Preprocessing

Learn.jl provides MinMaxScaler, StandardScaler, PCA, and FastICA for preprocessing. Currently the only function for preprocessing is fit_transform!. Its use is the same for all types of preprocessors.

Function

fit_transform!{T<:AbstractFloat}(pre::Preprocessor, X::Matrix{T})

Fit the preprocessor pre to the inputs X and transform X.

Parameters:
  • pre – The preprocessor object encapsulating parameters for the estimator. This parameter will be modified by the function.
  • X – X assumes rows for observations and columns as features.

MinMaxScaler

The min-max-scaler scales all features independently to a given range, which is [0, 1] by default.

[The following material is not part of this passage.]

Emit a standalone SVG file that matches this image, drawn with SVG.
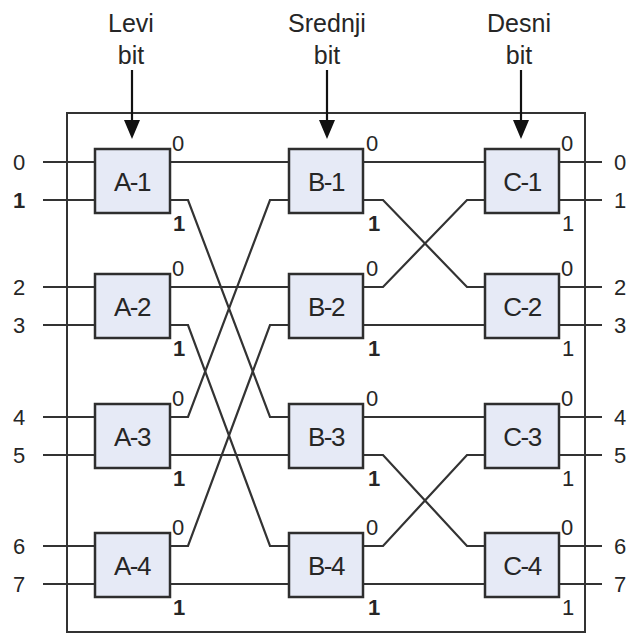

MinMaxScaler() = MinMaxScaler(0.0, 1.0)
mms = MinMaxScaler(10.0, 50.0)
X_mms = fit_transform!(mms, X)
@test all(minimum(X_mms, 1) .== 10.0)
@test all(maximum(X_mms, 1) .== 50.0)
@test X != X_mms

StandardScaler

The standard-scaler, also called z-score normalization, scales all features independently to zero mean and unit variance.

ss = StandardScaler()
X_ss = fit_transform!(ss, X)

PCA

PCA wraps the implementation in MultivariateStats.

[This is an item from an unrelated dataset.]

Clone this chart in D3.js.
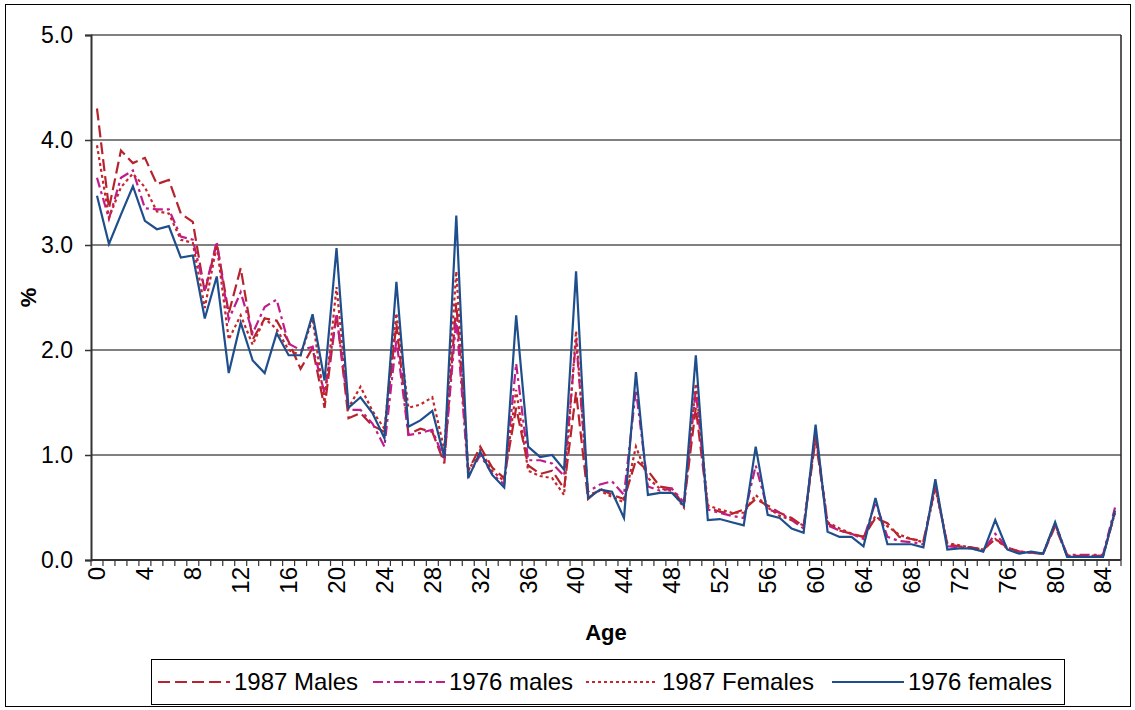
<!DOCTYPE html>
<html>
<head>
<meta charset="utf-8">
<script src="https://cdn.jsdelivr.net/npm/d3@7"></script>
<style>
  body { margin: 0; background: #fff; }
  svg { display: block; font-family: "Liberation Sans", Arial, sans-serif; }
</style>
</head>
<body>
<div id="chart"></div>
<script>
// ages 0..85
const ages = d3.range(0, 86);
const xTickLabels = [0, 4, 8, 12, 16, 20, 24, 28, 32, 36, 40, 44, 48, 52, 56, 60, 64, 68, 72, 76, 80, 84];
const yTicks = [0, 1, 2, 3, 4, 5];

const males1987 = [4.30,3.35,3.90,3.78,3.83,3.58,3.62,3.30,3.22,2.55,3.02,2.35,2.78,2.10,2.30,2.28,2.08,1.82,2.02,1.45,
  2.35,1.35,1.40,1.28,1.22,2.25,1.20,1.25,1.22,0.92,2.45,0.85,1.08,0.88,0.78,1.45,0.90,0.82,0.85,0.68,
  1.60,0.58,0.68,0.62,0.58,0.95,0.85,0.70,0.68,0.52,1.45,0.50,0.46,0.44,0.48,0.58,0.52,0.45,0.40,0.32,
  1.15,0.35,0.28,0.25,0.22,0.40,0.35,0.22,0.20,0.18,0.70,0.15,0.13,0.12,0.10,0.20,0.12,0.08,0.07,0.06,
  0.32,0.04,0.04,0.04,0.04,0.45];
const males1976 = [3.64,3.25,3.64,3.71,3.35,3.34,3.34,3.08,3.05,2.57,3.03,2.29,2.55,2.16,2.41,2.48,2.06,2.00,2.03,1.59,
  2.33,1.43,1.43,1.30,1.08,2.10,1.19,1.21,1.24,0.95,2.30,0.80,1.00,0.82,0.72,1.87,0.95,0.95,0.92,0.80,
  2.10,0.65,0.72,0.75,0.62,1.62,0.70,0.66,0.68,0.55,1.62,0.48,0.45,0.42,0.40,0.90,0.48,0.45,0.38,0.30,
  1.22,0.33,0.28,0.25,0.20,0.55,0.22,0.18,0.17,0.15,0.72,0.13,0.12,0.11,0.09,0.25,0.12,0.08,0.07,0.06,
  0.34,0.05,0.05,0.05,0.05,0.50];
const females1987 = [3.95,3.26,3.55,3.68,3.55,3.32,3.30,3.05,3.02,2.40,3.00,2.10,2.33,2.05,2.30,2.20,2.00,1.95,2.30,1.50,
  2.60,1.45,1.65,1.42,1.25,2.35,1.45,1.48,1.55,1.05,2.75,0.85,1.05,0.85,0.75,1.62,0.85,0.80,0.78,0.62,
  2.18,0.62,0.66,0.60,0.55,1.08,0.78,0.68,0.66,0.50,1.68,0.52,0.48,0.45,0.45,0.62,0.50,0.42,0.38,0.33,
  1.18,0.36,0.30,0.25,0.22,0.42,0.32,0.24,0.20,0.17,0.68,0.16,0.14,0.12,0.10,0.20,0.11,0.08,0.07,0.06,
  0.35,0.04,0.04,0.04,0.04,0.45];
const females1976 = [3.47,3.01,3.29,3.56,3.23,3.15,3.18,2.88,2.90,2.30,2.70,1.78,2.26,1.90,1.78,2.16,1.95,1.95,2.34,1.71,
  2.97,1.45,1.55,1.40,1.16,2.65,1.27,1.33,1.42,0.98,3.28,0.78,1.03,0.81,0.69,2.33,1.08,0.98,1.00,0.86,
  2.75,0.59,0.67,0.65,0.40,1.79,0.62,0.64,0.64,0.52,1.95,0.38,0.39,0.36,0.33,1.08,0.43,0.40,0.30,0.26,
  1.29,0.27,0.22,0.22,0.13,0.59,0.15,0.15,0.15,0.12,0.77,0.10,0.11,0.11,0.08,0.38,0.10,0.06,0.08,0.06,
  0.36,0.03,0.03,0.03,0.03,0.47];

const series = [
  { name: '1987 Males',   values: males1987,   color: '#b5242c', dash: '12,5' },
  { name: '1976 males',   values: males1976,   color: '#c01c8a', dash: '10,4,3,4' },
  { name: '1987 Females', values: females1987, color: '#c4262c', dash: '3,3' },
  { name: '1976 females', values: females1976, color: '#1f4e8c', dash: null }
];

const width = 1135, height = 710;
const plot = { left: 91, right: 1121, top: 35, bottom: 560 };

const svg = d3.select('#chart').append('svg')
  .attr('width', width)
  .attr('height', height);

// outer chart border
svg.append('rect')
  .attr('x', 5.5).attr('y', 4.5)
  .attr('width', 1125).attr('height', 702)
  .attr('fill', 'none').attr('stroke', '#000').attr('stroke-width', 1);

const xBand = d3.scaleBand().domain(ages).range([plot.left, plot.right]);
const x = d3.scalePoint().domain(ages).range([plot.left, plot.right]).padding(0.5);
const y = d3.scaleLinear().domain([0, 5]).range([plot.bottom, plot.top]);

// gridlines
svg.append('g').selectAll('line')
  .data(yTicks.filter(d => d > 0))
  .enter().append('line')
  .attr('x1', plot.left).attr('x2', plot.right)
  .attr('y1', d => y(d)).attr('y2', d => y(d))
  .attr('stroke', '#808080').attr('stroke-width', 2);

// right border of plot area
svg.append('line')
  .attr('x1', plot.right).attr('x2', plot.right)
  .attr('y1', plot.top).attr('y2', plot.bottom)
  .attr('stroke', '#222').attr('stroke-width', 1.5);

// y axis
const yAxis = svg.append('g')
  .attr('transform', 'translate(' + plot.left + ',0)')
  .call(d3.axisLeft(y).tickValues(yTicks).tickFormat(d3.format('.1f')).tickSize(6).tickPadding(12));
yAxis.select('.domain').attr('stroke', '#333').attr('stroke-width', 2);
yAxis.selectAll('.tick line').attr('stroke', '#333').attr('stroke-width', 1.5);
yAxis.selectAll('.tick text')
  .attr('font-size', 23).attr('fill', '#000')
  .attr('font-family', '"Liberation Sans", Arial, sans-serif');

// x axis line + ticks at category boundaries
svg.append('line')
  .attr('x1', plot.left).attr('x2', plot.right)
  .attr('y1', plot.bottom).attr('y2', plot.bottom)
  .attr('stroke', '#333').attr('stroke-width', 2);
const boundaries = ages.map(a => xBand(a)).concat([plot.right]);
svg.append('g').selectAll('line')
  .data(boundaries)
  .enter().append('line')
  .attr('x1', d => d).attr('x2', d => d)
  .attr('y1', plot.bottom).attr('y2', plot.bottom + 6)
  .attr('stroke', '#333').attr('stroke-width', 1.2);

// x tick labels (rotated)
svg.append('g').selectAll('text')
  .data(xTickLabels)
  .enter().append('text')
  .attr('transform', d => 'translate(' + x(d) + ',' + (plot.bottom + 7) + ') rotate(-90)')
  .attr('text-anchor', 'end')
  .attr('dy', '0.35em')
  .attr('font-size', 24)
  .text(d => d);

// axis titles
svg.append('text')
  .attr('transform', 'translate(28,' + ((plot.top + plot.bottom) / 2) + ') rotate(-90)')
  .attr('text-anchor', 'middle')
  .attr('dy', '0.35em')
  .attr('font-size', 22).attr('font-weight', 'bold')
  .text('%');
svg.append('text')
  .attr('x', (plot.left + plot.right) / 2)
  .attr('y', 640)
  .attr('text-anchor', 'middle')
  .attr('font-size', 22).attr('font-weight', 'bold')
  .text('Age');

// lines
const line = d3.line()
  .x((d, i) => x(ages[i]))
  .y(d => y(d));

svg.append('g').selectAll('path')
  .data(series)
  .enter().append('path')
  .attr('d', d => line(d.values))
  .attr('fill', 'none')
  .attr('stroke', d => d.color)
  .attr('stroke-width', 2.2)
  .attr('stroke-dasharray', d => d.dash)
  .attr('stroke-linejoin', 'miter');

// legend
const legend = svg.append('g');
legend.append('rect')
  .attr('x', 151.5).attr('y', 659.5)
  .attr('width', 913).attr('height', 45)
  .attr('fill', '#fff').attr('stroke', '#000').attr('stroke-width', 1);
const legendX = [158, 373, 586, 832];
const item = legend.selectAll('g.item')
  .data(series)
  .enter().append('g')
  .attr('class', 'item')
  .attr('transform', (d, i) => 'translate(' + legendX[i] + ',682)');
item.append('line')
  .attr('x1', 0).attr('x2', 72)
  .attr('stroke', d => d.color)
  .attr('stroke-width', 2.2)
  .attr('stroke-dasharray', d => d.dash);
item.append('text')
  .attr('x', 76)
  .attr('dy', '0.35em')
  .attr('font-size', 24)
  .text(d => d.name);
</script>
</body>
</html>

PCA(;n_components::Union{Void, Int}=nothing)
pca = PCA()
X_pca = fit_transform!(pca, X)

FastICA

FastICA wraps the implementation in MultivariateStats.

FastICA(;n_components::Noint=nothing, whiten::Bool=false, max_iter::Noint=nothing, tol::Nofloat=nothing)
ica = FastICA(;n_components=2, whiten=true)
X_ica = fit_transform!(ica, X)